When I was a newspaper reporter, I heard the expression dozens of times a week:
“There are two sides to every story.”
I heard it from sources. I heard it from editors (especially from editors). I heard it from fellow reporters. Hell, I probably muttered those words a hundred times myself. Probably as my lame excuse why I was giving equal weight to a contrarian and probably dubious point of view.
Because there are NOT two sides to every story. There never have been. Sometimes there is one side to story. Other times there are three or four and sometimes even dozens sides. The notion that there are two distinct and equally relevant sides to every issue is ridiculous. But that mentality continues to permeate journalism and the web – especially blogging.
It’s one of the reason why journalism is struggling. As mainstream publications cutback on reporting staff and put more pressure on remaining journalists to produce copy – more he said/she said stories are published. Why? Because they are easy to write. Here is how NYU Journalism Professor Jay Rosen of ThinkPress describes the fundamental features of a he said/she said story:
- “There’s a public dispute.
- The dispute makes news.
- No real attempt is made to assess clashing truth claims in the story, even though they are in some sense the reason for the story. (Under the “conflict makes news” test.)
- The means for assessment do exist, so it’s possible to exert a factual check on some of the claims, but for whatever reason the report declines to make use of them.
- The symmetry of two sides making opposite claims puts the reporter in the middle between polarized extremes.”
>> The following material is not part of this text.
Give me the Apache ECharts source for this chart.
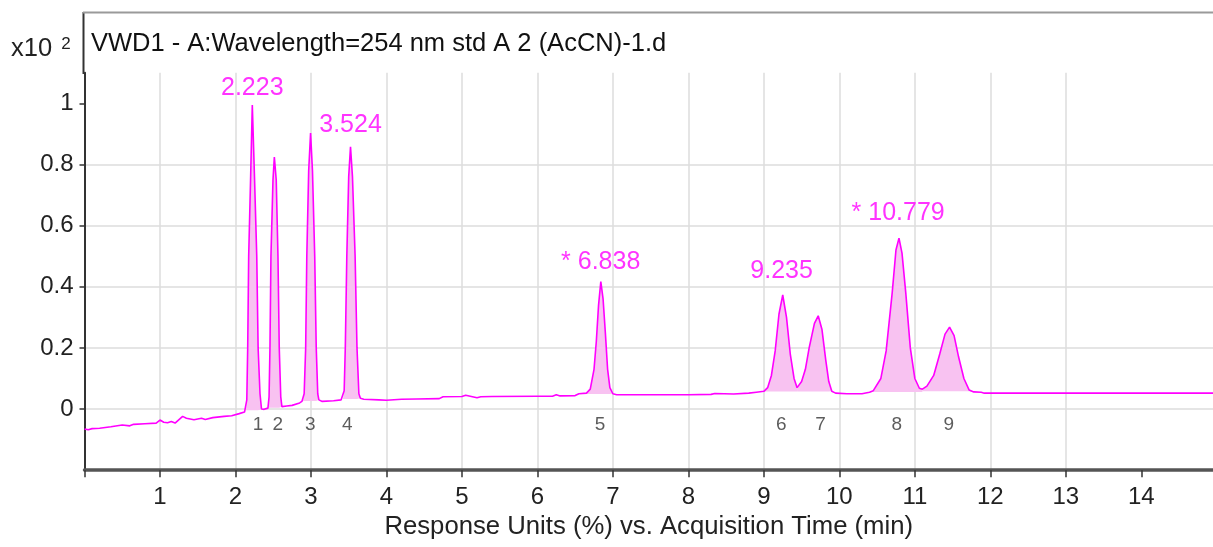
<!DOCTYPE html>
<html>
<head>
<meta charset="utf-8">
<script src="https://cdn.jsdelivr.net/npm/echarts@6/dist/echarts.min.js"></script>
<style>
html,body{margin:0;padding:0;background:#fff;}
#chart{width:1213px;height:547px;}
</style>
</head>
<body>
<div id="chart"></div>
<script>
// Chromatogram trace: time (min) and response (x10^2)
const times = [
  0.0, 0.05, 0.1, 0.2, 0.35, 0.5, 0.6, 0.65, 0.8, 0.95, 1.0, 1.05, 1.1, 1.15, 1.2, 1.3, 1.35, 1.45, 1.55, 1.6, 1.7, 1.85, 1.95, 2.05, 2.12,
  2.14, 2.15, 2.162, 2.175, 2.2, 2.223, 2.253, 2.282, 2.3, 2.325, 2.345, 2.38,
  2.43, 2.445, 2.457, 2.47, 2.497, 2.515, 2.54, 2.563, 2.58, 2.6, 2.615, 2.68, 2.75, 2.85, 2.88,
  2.895, 2.91, 2.93, 2.945, 2.97, 2.995, 3.02, 3.05, 3.07, 3.09, 3.105, 3.15, 3.3, 3.4,
  3.425, 3.44, 3.455, 3.475, 3.5, 3.524, 3.55, 3.585, 3.61, 3.635, 3.655, 3.7, 3.9, 4.0, 4.2, 4.4, 4.7, 4.75, 5.0, 5.05, 5.2, 5.25, 5.4, 6.0, 6.2, 6.25, 6.3, 6.5, 6.55,
  6.65, 6.7, 6.75, 6.78, 6.81, 6.84, 6.87, 6.9, 6.93, 6.96, 7.0, 7.05, 7.5, 8.0, 8.3, 8.35, 8.6, 8.8, 8.9, 9.0,
  9.05, 9.1, 9.15, 9.2, 9.25, 9.3, 9.35, 9.4, 9.44,
  9.5, 9.55, 9.6, 9.67, 9.72, 9.77, 9.82, 9.86, 9.9, 9.95, 10.1, 10.3, 10.4,
  10.45, 10.55, 10.62, 10.7, 10.75, 10.79, 10.83, 10.88, 10.94, 11.0, 11.06, 11.1,
  11.16, 11.25, 11.33, 11.4, 11.46, 11.52, 11.58, 11.65, 11.72, 11.78, 11.88, 11.92, 13.0, 14.95
];
const signal = [
  -0.065, -0.068, -0.064, -0.063, -0.058, -0.052, -0.055, -0.05, -0.048, -0.046, -0.036, -0.043, -0.045, -0.041, -0.046, -0.024, -0.03, -0.035, -0.03, -0.034, -0.028, -0.024, -0.022, -0.015, -0.01,
  -0.005, 0.03, 0.2, 0.5, 0.75, 0.994, 0.75, 0.5, 0.2, 0.05, 0.0, -0.001,
  0.003, 0.04, 0.2, 0.5, 0.75, 0.824, 0.75, 0.5, 0.2, 0.04, 0.008, 0.01, 0.012, 0.02, 0.025,
  0.026, 0.05, 0.2, 0.5, 0.78, 0.903, 0.78, 0.5, 0.2, 0.05, 0.03, 0.025, 0.027, 0.03,
  0.033, 0.06, 0.2, 0.5, 0.76, 0.858, 0.76, 0.5, 0.2, 0.05, 0.035, 0.032, 0.03, 0.029, 0.032, 0.033, 0.034, 0.04, 0.041, 0.045, 0.037, 0.04, 0.041, 0.042, 0.042, 0.047, 0.043, 0.044, 0.05,
  0.052, 0.065, 0.13, 0.22, 0.34, 0.417, 0.36, 0.25, 0.13, 0.07, 0.05, 0.047, 0.047, 0.047, 0.048, 0.051, 0.049, 0.052, 0.055, 0.058,
  0.07, 0.11, 0.19, 0.31, 0.373, 0.3, 0.18, 0.1, 0.07,
  0.09, 0.13, 0.2, 0.28, 0.305, 0.26, 0.16, 0.09, 0.058, 0.052, 0.05, 0.05, 0.055,
  0.06, 0.1, 0.19, 0.38, 0.52, 0.559, 0.51, 0.38, 0.2, 0.1, 0.068, 0.065,
  0.075, 0.11, 0.18, 0.245, 0.268, 0.24, 0.17, 0.1, 0.062, 0.056, 0.055, 0.052, 0.052, 0.052
];

// Integrated peak windows: start, end, baseline level
const peakStart = [2.14, 2.43, 2.895, 3.425, 6.65, 9.0, 9.44, 10.45, 11.1];
const peakEnd   = [2.345, 2.615, 3.105, 3.655, 7.0, 9.44, 9.9, 11.1, 11.78];
const peakBase  = [-0.004, 0.004, 0.026, 0.033, 0.049, 0.057, 0.057, 0.056, 0.058];

// Peak number labels
const peakNumbers = ['1', '2', '3', '4', '5', '6', '7', '8', '9'];
const peakNumX = [2.3, 2.56, 2.99, 3.48, 6.83, 9.23, 9.75, 10.76, 11.45];

// Retention time annotations
const rtText = ['2.223', '3.524', '* 6.838', '9.235', '* 10.779'];
const rtX = [2.223, 3.524, 6.838, 9.235, 10.779];
const rtY = [1.05, 0.93, 0.48, 0.45, 0.64];

// Axis tick values
const xTicks = [0, 1, 2, 3, 4, 5, 6, 7, 8, 9, 10, 11, 12, 13, 14];
const xTickLabels = xTicks.filter(v => v > 0);
const yTicks = [0, 0.2, 0.4, 0.6, 0.8, 1];

const FONT = "'Liberation Sans', Arial, sans-serif";
const MAG = '#ff00ff';

const tracePts = times.map((t, i) => [t, signal[i]]);

const series = [];
peakStart.forEach((s, k) => {
  series.push({
    type: 'line',
    data: tracePts.filter(p => p[0] >= s && p[0] <= peakEnd[k]),
    showSymbol: false,
    silent: true,
    lineStyle: { width: 0 },
    areaStyle: { color: '#f8c2f1', opacity: 1, origin: peakBase[k] },
    z: 2
  });
});
series.push({
  type: 'line',
  data: tracePts,
  showSymbol: false,
  silent: true,
  lineStyle: { color: MAG, width: 1.6 },
  z: 4
});
series.push({
  type: 'scatter',
  symbolSize: 0,
  silent: true,
  data: peakNumX.map((x, i) => ({ value: [x, -0.053], name: peakNumbers[i] })),
  label: { show: true, position: 'inside', formatter: p => p.name, color: '#333', fontSize: 19, fontFamily: FONT },
  z: 5
});
series.push({
  type: 'scatter',
  symbolSize: 0,
  silent: true,
  data: rtX.map((x, i) => ({ value: [x, rtY[i]], name: rtText[i] })),
  label: { show: true, position: 'inside', formatter: p => p.name, color: MAG, fontSize: 25, fontFamily: FONT },
  z: 5
});

const chart = echarts.init(document.getElementById('chart'), null, { renderer: 'canvas' });
chart.setOption({
  animation: false,
  backgroundColor: '#fff',
  title: {
    text: 'VWD1 - A:Wavelength=254 nm std A 2 (AcCN)-1.d',
    left: 86, top: 26,
    textStyle: { fontSize: 25.5, fontWeight: 'normal', color: '#111', fontFamily: FONT }
  },
  grid: { left: 84.5, right: 0, top: 72.7, bottom: 76.8, containLabel: false },
  xAxis: {
    type: 'value', min: 0, max: 14.95, interval: 1,
    name: 'Response Units (%) vs. Acquisition Time (min)',
    nameLocation: 'middle', nameGap: 41,
    nameTextStyle: { fontSize: 25.7, color: '#222', fontFamily: FONT },
    axisLine: { show: true, onZero: false, lineStyle: { color: '#555', width: 3.5 } },
    axisTick: { show: true, length: 7, customValues: xTicks, lineStyle: { color: '#333', width: 1.5 } },
    axisLabel: {
      margin: 15, fontSize: 24, color: '#222', fontFamily: FONT,
      customValues: xTickLabels,
      formatter: v => String(Math.round(v))
    },
    splitLine: { show: true, showMaxLine: false, lineStyle: { color: '#dcdcdc', width: 1.5 } }
  },
  yAxis: {
    type: 'value', min: -0.2, max: 1.1, interval: 0.2,
    axisLine: { show: true, onZero: false, lineStyle: { color: '#333', width: 2 } },
    axisTick: { show: true, length: 5, customValues: yTicks, lineStyle: { color: '#333', width: 1.5 } },
    axisLabel: {
      margin: 11, fontSize: 24, color: '#222', fontFamily: FONT,
      customValues: yTicks,
      formatter: v => {
        const r = Math.round(v * 5);
        if (r === 0) return '0';
        if (r === 5) return '1';
        return (r / 5).toFixed(1);
      }
    },
    splitLine: { show: true, showMaxLine: false, lineStyle: { color: '#dcdcdc', width: 1.5 } }
  },
  graphic: [
    { type: 'line', shape: { x1: 83.5, y1: 12, x2: 83.5, y2: 74 }, style: { stroke: '#333', lineWidth: 2 }, z: 10 },
    { type: 'line', shape: { x1: 83, y1: 12.5, x2: 1213, y2: 12.5 }, style: { stroke: '#9a9a9a', lineWidth: 2 }, z: 10 },
    {
      type: 'text', left: 11, top: 36, z: 10,
      style: {
        text: '{a|x10 }{b|2}',
        rich: {
          a: { fontSize: 25.5, fontFamily: FONT, fill: '#222' },
          b: { fontSize: 17, fontFamily: FONT, fill: '#222', verticalAlign: 'top', padding: [0, 0, 8, 2] }
        }
      }
    }
  ],
  series: series
});
</script>
</body>
</html>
This two sides to every story – he said/she said dynamic have produced coverage of:
- “Death panels” for the elderly as part of Obama’s healthcare reform package even though no such thing exists
- Holocaust deniers claiming that one of history’s most tragic events never even occurred
- The birthers movement who are claiming Obama isn’t an American citizen and should be removed from office
Now granted some of the coverage on the examples above is simply propoganda – the spreading of lies even when you know they’re lies. But many mainstream publications and blogs have reported on the issues above giving equal voice to the people who promote these fictional point of views. There is no “other” side of whether or not the Holocaust happened. To even give a voice to Holocaust deniers in a serious news article is to do a disservice to readers – and to society.
But this is what happens in a polarized political environment divided between Democrats and Republicans. The idea gets pushed that there are two sides – and only two sides – to every issue (as if every Democrat and Republican thinks exactly the same and that nuance doesn’t exist).
The job of a journalist should be simple: Discover the truth. Explore all the angles if necessary – giving a voice to dissenters with an opinion based on facts and reason. This could be one side, two sides or many sides. But at the end of the day reporters – those working for newspapers and those working for blogs – need to provide readers with what is real.